Article by Farokh Ghadially, Vice President IT and Data Centres, Schneider Electric
Artificial intelligence has entered a new phase of maturity. After years of experimentation, AI is now being deployed at scale, moving beyond centralised systems and into enterprise environments and edge infrastructure.
As AI scales, data centres are being pushed beyond their original design assumptions. Supporting higher density and more variable workloads requires an integrated approach to power, cooling and digital systems to move AI from proof of concept into everyday operation.
From experimentation to enterprise impact
Across Australia, this is no longer theoretical. The shift is already driving strong momentum, from hyperscale expansion to growing interest in sovereign AI as organisations seek greater control over their data.

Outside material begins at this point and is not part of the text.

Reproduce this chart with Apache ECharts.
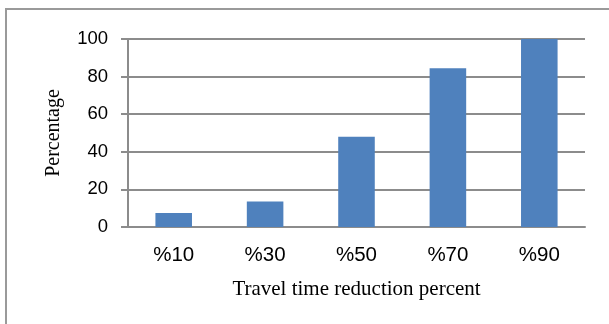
<!DOCTYPE html>
<html>
<head>
<meta charset="utf-8">
<script src="https://cdn.jsdelivr.net/npm/echarts@6/dist/echarts.min.js"></script>
<style>
html,body{margin:0;padding:0;background:#fff;}
#c{width:609px;height:324px;}
</style>
</head>
<body>
<div id="c"></div>
<script>
var categories = ['%10', '%30', '%50', '%70', '%90'];
var values = [7.4, 13.6, 48, 84.4, 100];
var yTicks = [0, 20, 40, 60, 80, 100];

var chart = echarts.init(document.getElementById('c'), null, {renderer: 'canvas'});
chart.setOption({
  animation: false,
  backgroundColor: '#fff',
  graphic: [{
    type: 'rect',
    shape: {x: 6, y: 9, width: 700, height: 400},
    style: {fill: 'none', stroke: '#9a9a9a', lineWidth: 2},
    silent: true
  }],
  grid: {left: 128, top: 39, right: 24, bottom: 97, containLabel: false},
  xAxis: {
    type: 'category',
    data: categories,
    axisLine: {show: true, lineStyle: {color: '#8c8c8c', width: 2}},
    axisTick: {show: false},
    axisLabel: {color: '#000', fontFamily: 'Liberation Sans', fontSize: 20.5, margin: 18},
    name: 'Travel time reduction percent',
    nameLocation: 'middle',
    nameGap: 52,
    nameTextStyle: {color: '#000', fontFamily: 'Liberation Serif', fontSize: 21}
  },
  yAxis: {
    type: 'value',
    min: yTicks[0],
    max: yTicks[yTicks.length - 1],
    interval: yTicks[1] - yTicks[0],
    axisLine: {show: true, lineStyle: {color: '#8c8c8c', width: 2}},
    axisTick: {show: true, length: 7, lineStyle: {color: '#8c8c8c', width: 2}},
    splitLine: {show: true, lineStyle: {color: '#8c8c8c', width: 2}},
    axisLabel: {color: '#000', fontFamily: 'Liberation Sans', fontSize: 18.5, margin: 20},
    name: 'Percentage',
    nameLocation: 'middle',
    nameGap: 64,
    nameTextStyle: {color: '#000', fontFamily: 'Liberation Serif', fontSize: 20}
  },
  series: [{
    type: 'bar',
    data: values,
    barWidth: '40%',
    itemStyle: {color: '#4F81BD'}
  }]
});
</script>
</body>
</html>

As AI moves from concept to deployment, its requirements become tangible. High-density AI workloads demand significantly more power and more advanced cooling, making infrastructure a strategic consideration rather than a background function.
Power as an enabler of AI growth
AI is fundamentally changing how energy is consumed inside data centres. Global data centre capacity is projected to reach hundreds of gigawatts this decade, with AI workloads accounting for a growing share of that demand. This surge is accelerating the move toward more intelligent, digitally enabled energy systems.
As AI workloads scale and become more variable, power can no longer be treated as a static constraint. The ability to manage power and cooling dynamically is becoming central to supporting resilience, efficiency and large-scale AI deployment.
At the same time, access to power is becoming one of the most significant constraints on AI expansion. Grid connection is increasingly complex, particularly for large-scale AI facilities with volatile, high-density loads. As a result, data centre operators are beginning to rethink where and how they build, including closer alignment with renewable energy zones and alternative energy sources.
Cooling becomes a catalyst for innovation
Cooling is fast becoming one of the defining challenges, and opportunities of AI infrastructure. As the industry pushes beyond rack densities of 140kW, with future designs reaching 1MW and beyond, traditional cooling methods alone are no longer sufficient, driving a shift toward hybrid environments that combine air and liquid cooling. As AI chips become hotter and more compact, liquid cooling is essential to maintain uptime and efficiency.
With cooling accounting for up to 40 percent of a data centre’s power budget, efficiency is becoming essential. Direct liquid cooling provides a step change in performance, delivering heat removal up to 3,000 times more effective than air cooling. However, deploying it successfully requires a true end-to-end approach, from design and installation through to long-term operation.
Smarter grids through digital intelligence
AI workloads behave very differently from traditional computing. Demand can shift rapidly, creating volatility that requires a more dynamic relationship between data centres and the grid.
Digital twins are emerging as a critical energy technology capability, allowing operators and utilities to model how infrastructure will behave before it is built. By simulating different scenarios, including fluctuating AI loads, digital twins help accelerate approvals, reduce risk and build confidence across the energy ecosystem.
Building the workforce that will power AI at scale
The rapid expansion of AI infrastructure is also driving strong demand for skills in power, cooling and digital systems, yet Australia faces a growing shortage of technicians and specialists capable of designing, building and operating AI-ready data centres. Addressing this gap will require sustained investment in workforce training and partner enablement to ensure capability keeps pace with demand.
As AI moves closer to the edge, partners must also be equipped to design and deploy integrated energy and digital architectures. Collaborative enablement programs with server manufacturers and ecosystem players are critical to turning AI proof-of-concepts into production at scale, alongside prefabricated, outcome-based architectures that reduce build time and on-site complexity while improving consistency and quality.
A defining year for Australia’s AI future
2026 will be a defining year for AI in Australia, as ambition meets the realities of power, infrastructure and sustainability. Power availability, cooling capability, grid access and workforce capacity will increasingly determine where and how AI infrastructure is built. An integrated approach to energy and digital systems will be essential to supporting sustained growth.
The future of AI will not be shaped by software or hardware alone. It will be shaped by partners who can design, implement and digitalise energy systems end to end, helping organisations scale AI with confidence, efficiency and control.